Maass is hardly a stranger to Ducks Unlimited. He was named DU Artist of the Year in 1974 and DU International Artist of the Year in 1988 and 2004, has served as DU's Featured Artist at the Great Outdoors Festival in Memphis, and has designed engravings for any number of sporting firearms. His work has raised millions of dollars in support of waterfowl and wildlife habitat conservation. He is also a two-time federal duck stamp contest winner (1974–1975 and 1982–1983) and has designed 36 additional state duck and conservation stamps.

"I have said many times that I wouldn't trade what I do for any other occupation," Maass said. "Wildlife art has not only been a job but has also connected me to hunting, conservation, and many of my closest friends."

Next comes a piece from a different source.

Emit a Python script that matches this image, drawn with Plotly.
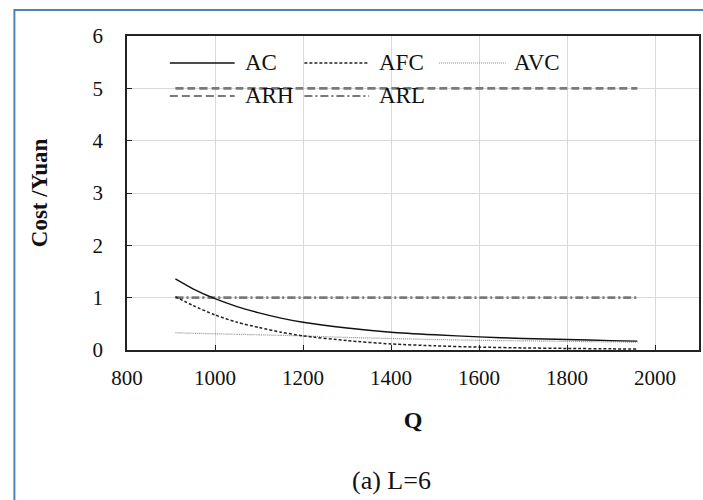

Maass's affinity for the outdoors did not come by accident. He was raised in a family of hunters. His late mother, Ora, was a crack shot, and proved it by winning the Minnesota state trap-shooting championship. "That is what got me going," Maass said. "My parents were big hunters. And I always liked to draw. I went from one to the other and started drawing and painting the birds that we hunted."

Ducks have long been at the top of his list. "I used to fish quite a bit, and even did some deep-sea fishing," Maass said. "But I never had the same passion for it. I've hunted pheasant and grouse quite a bit, too, and it was the same thing there. Duck hunting was just so much more ahead of everything else."

Having painted every waterfowl species in North America, Maass has just about done it all. Does he have a favorite species? "My favorite is probably the canvasback because it's such a marvelous bird," Maass said. "But it's hard to discount the mallard. And bluebills, I probably enjoy painting them as much as anything else. Actually, I love them all."

The wildlife art world, and its legions of fans, are all the better for Maass's talent and unyielding passion for both waterfowl and conservation.